-- BEGIN --

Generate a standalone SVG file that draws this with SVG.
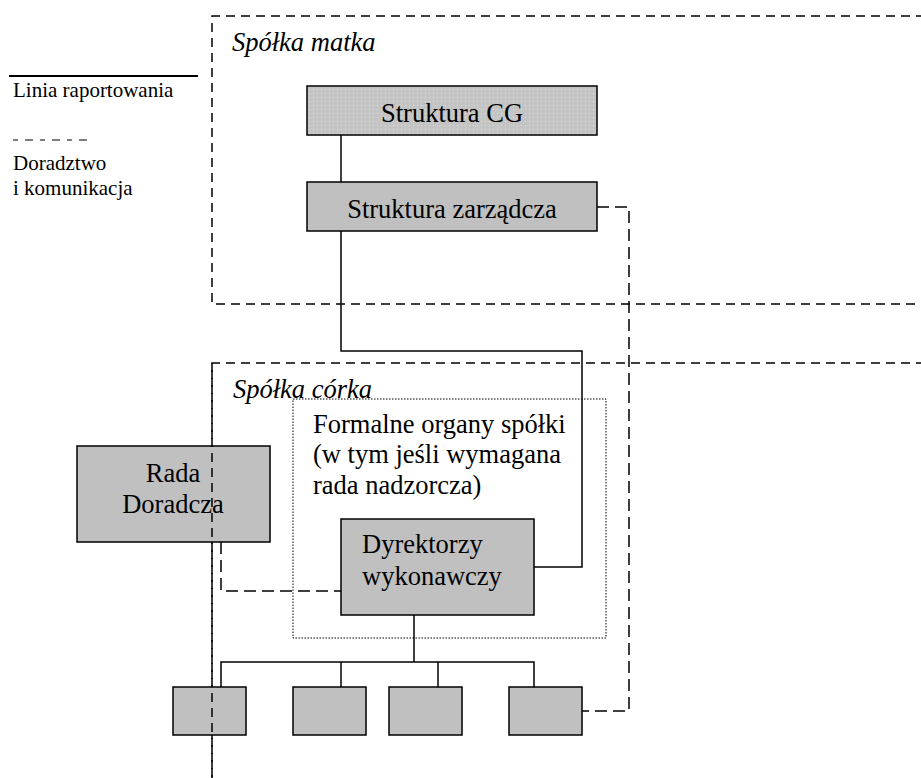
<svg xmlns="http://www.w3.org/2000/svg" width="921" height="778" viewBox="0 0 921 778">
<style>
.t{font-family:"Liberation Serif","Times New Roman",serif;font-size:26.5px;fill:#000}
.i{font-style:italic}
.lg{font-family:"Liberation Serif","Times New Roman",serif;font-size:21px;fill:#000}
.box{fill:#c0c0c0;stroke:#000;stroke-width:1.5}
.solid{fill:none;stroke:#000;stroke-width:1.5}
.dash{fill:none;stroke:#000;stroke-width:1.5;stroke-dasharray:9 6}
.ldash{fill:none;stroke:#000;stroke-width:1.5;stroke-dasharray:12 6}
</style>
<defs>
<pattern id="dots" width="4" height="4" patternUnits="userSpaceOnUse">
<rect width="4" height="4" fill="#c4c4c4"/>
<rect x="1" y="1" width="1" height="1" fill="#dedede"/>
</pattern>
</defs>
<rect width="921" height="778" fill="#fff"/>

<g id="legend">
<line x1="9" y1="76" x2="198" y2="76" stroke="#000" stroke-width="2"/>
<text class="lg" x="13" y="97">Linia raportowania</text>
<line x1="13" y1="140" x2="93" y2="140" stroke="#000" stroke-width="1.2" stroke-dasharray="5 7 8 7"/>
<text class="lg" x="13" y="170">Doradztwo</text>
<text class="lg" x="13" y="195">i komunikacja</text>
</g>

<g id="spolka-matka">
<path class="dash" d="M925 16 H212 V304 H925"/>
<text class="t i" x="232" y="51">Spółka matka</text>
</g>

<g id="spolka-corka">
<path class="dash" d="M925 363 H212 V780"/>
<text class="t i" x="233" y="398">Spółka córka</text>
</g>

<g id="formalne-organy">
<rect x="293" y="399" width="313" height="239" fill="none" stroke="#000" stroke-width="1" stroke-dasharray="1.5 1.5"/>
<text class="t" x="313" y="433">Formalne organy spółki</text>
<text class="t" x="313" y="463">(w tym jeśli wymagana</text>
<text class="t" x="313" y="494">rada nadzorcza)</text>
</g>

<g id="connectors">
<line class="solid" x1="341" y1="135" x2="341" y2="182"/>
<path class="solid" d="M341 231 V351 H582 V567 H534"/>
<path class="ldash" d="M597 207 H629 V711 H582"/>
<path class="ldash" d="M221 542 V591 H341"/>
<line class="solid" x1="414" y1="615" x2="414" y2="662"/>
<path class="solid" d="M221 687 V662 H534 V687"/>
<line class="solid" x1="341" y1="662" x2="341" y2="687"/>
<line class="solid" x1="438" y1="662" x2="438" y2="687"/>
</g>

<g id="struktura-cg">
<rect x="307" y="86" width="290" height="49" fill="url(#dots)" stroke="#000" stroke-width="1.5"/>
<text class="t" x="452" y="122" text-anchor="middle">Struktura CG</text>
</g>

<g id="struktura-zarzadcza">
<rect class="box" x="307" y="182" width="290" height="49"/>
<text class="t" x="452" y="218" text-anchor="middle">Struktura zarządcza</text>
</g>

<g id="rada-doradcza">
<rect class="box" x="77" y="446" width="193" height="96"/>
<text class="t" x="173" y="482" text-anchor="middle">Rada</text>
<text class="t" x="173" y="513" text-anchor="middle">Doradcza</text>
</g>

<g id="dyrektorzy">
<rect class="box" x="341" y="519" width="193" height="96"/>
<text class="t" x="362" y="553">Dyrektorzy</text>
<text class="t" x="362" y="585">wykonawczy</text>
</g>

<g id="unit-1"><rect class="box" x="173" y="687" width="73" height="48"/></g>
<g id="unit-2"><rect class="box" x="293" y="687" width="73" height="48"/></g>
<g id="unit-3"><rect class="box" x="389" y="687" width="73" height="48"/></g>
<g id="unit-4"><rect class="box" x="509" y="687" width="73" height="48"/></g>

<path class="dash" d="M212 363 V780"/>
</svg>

-- END --

To do - Restate the data above exactly, stripping out each image.

Expected answer -
Generate a standalone SVG file that draws this with SVG.
<svg xmlns="http://www.w3.org/2000/svg" width="921" height="778" viewBox="0 0 921 778">
<style>
.t{font-family:"Liberation Serif","Times New Roman",serif;font-size:26.5px;fill:#000}
.i{font-style:italic}
.lg{font-family:"Liberation Serif","Times New Roman",serif;font-size:21px;fill:#000}
.box{fill:#c0c0c0;stroke:#000;stroke-width:1.5}
.solid{fill:none;stroke:#000;stroke-width:1.5}
.dash{fill:none;stroke:#000;stroke-width:1.5;stroke-dasharray:9 6}
.ldash{fill:none;stroke:#000;stroke-width:1.5;stroke-dasharray:12 6}
</style>
<defs>
<pattern id="dots" width="4" height="4" patternUnits="userSpaceOnUse">
<rect width="4" height="4" fill="#c4c4c4"/>
<rect x="1" y="1" width="1" height="1" fill="#dedede"/>
</pattern>
</defs>
<rect width="921" height="778" fill="#fff"/>

<g id="legend">
<line x1="9" y1="76" x2="198" y2="76" stroke="#000" stroke-width="2"/>
<text class="lg" x="13" y="97">Linia raportowania</text>
<line x1="13" y1="140" x2="93" y2="140" stroke="#000" stroke-width="1.2" stroke-dasharray="5 7 8 7"/>
<text class="lg" x="13" y="170">Doradztwo</text>
<text class="lg" x="13" y="195">i komunikacja</text>
</g>

<g id="spolka-matka">
<path class="dash" d="M925 16 H212 V304 H925"/>
<text class="t i" x="232" y="51">Spółka matka</text>
</g>

<g id="spolka-corka">
<path class="dash" d="M925 363 H212 V780"/>
<text class="t i" x="233" y="398">Spółka córka</text>
</g>

<g id="formalne-organy">
<rect x="293" y="399" width="313" height="239" fill="none" stroke="#000" stroke-width="1" stroke-dasharray="1.5 1.5"/>
<text class="t" x="313" y="433">Formalne organy spółki</text>
<text class="t" x="313" y="463">(w tym jeśli wymagana</text>
<text class="t" x="313" y="494">rada nadzorcza)</text>
</g>

<g id="connectors">
<line class="solid" x1="341" y1="135" x2="341" y2="182"/>
<path class="solid" d="M341 231 V351 H582 V567 H534"/>
<path class="ldash" d="M597 207 H629 V711 H582"/>
<path class="ldash" d="M221 542 V591 H341"/>
<line class="solid" x1="414" y1="615" x2="414" y2="662"/>
<path class="solid" d="M221 687 V662 H534 V687"/>
<line class="solid" x1="341" y1="662" x2="341" y2="687"/>
<line class="solid" x1="438" y1="662" x2="438" y2="687"/>
</g>

<g id="struktura-cg">
<rect x="307" y="86" width="290" height="49" fill="url(#dots)" stroke="#000" stroke-width="1.5"/>
<text class="t" x="452" y="122" text-anchor="middle">Struktura CG</text>
</g>

<g id="struktura-zarzadcza">
<rect class="box" x="307" y="182" width="290" height="49"/>
<text class="t" x="452" y="218" text-anchor="middle">Struktura zarządcza</text>
</g>

<g id="rada-doradcza">
<rect class="box" x="77" y="446" width="193" height="96"/>
<text class="t" x="173" y="482" text-anchor="middle">Rada</text>
<text class="t" x="173" y="513" text-anchor="middle">Doradcza</text>
</g>

<g id="dyrektorzy">
<rect class="box" x="341" y="519" width="193" height="96"/>
<text class="t" x="362" y="553">Dyrektorzy</text>
<text class="t" x="362" y="585">wykonawczy</text>
</g>

<g id="unit-1"><rect class="box" x="173" y="687" width="73" height="48"/></g>
<g id="unit-2"><rect class="box" x="293" y="687" width="73" height="48"/></g>
<g id="unit-3"><rect class="box" x="389" y="687" width="73" height="48"/></g>
<g id="unit-4"><rect class="box" x="509" y="687" width="73" height="48"/></g>

<path class="dash" d="M212 363 V780"/>
</svg>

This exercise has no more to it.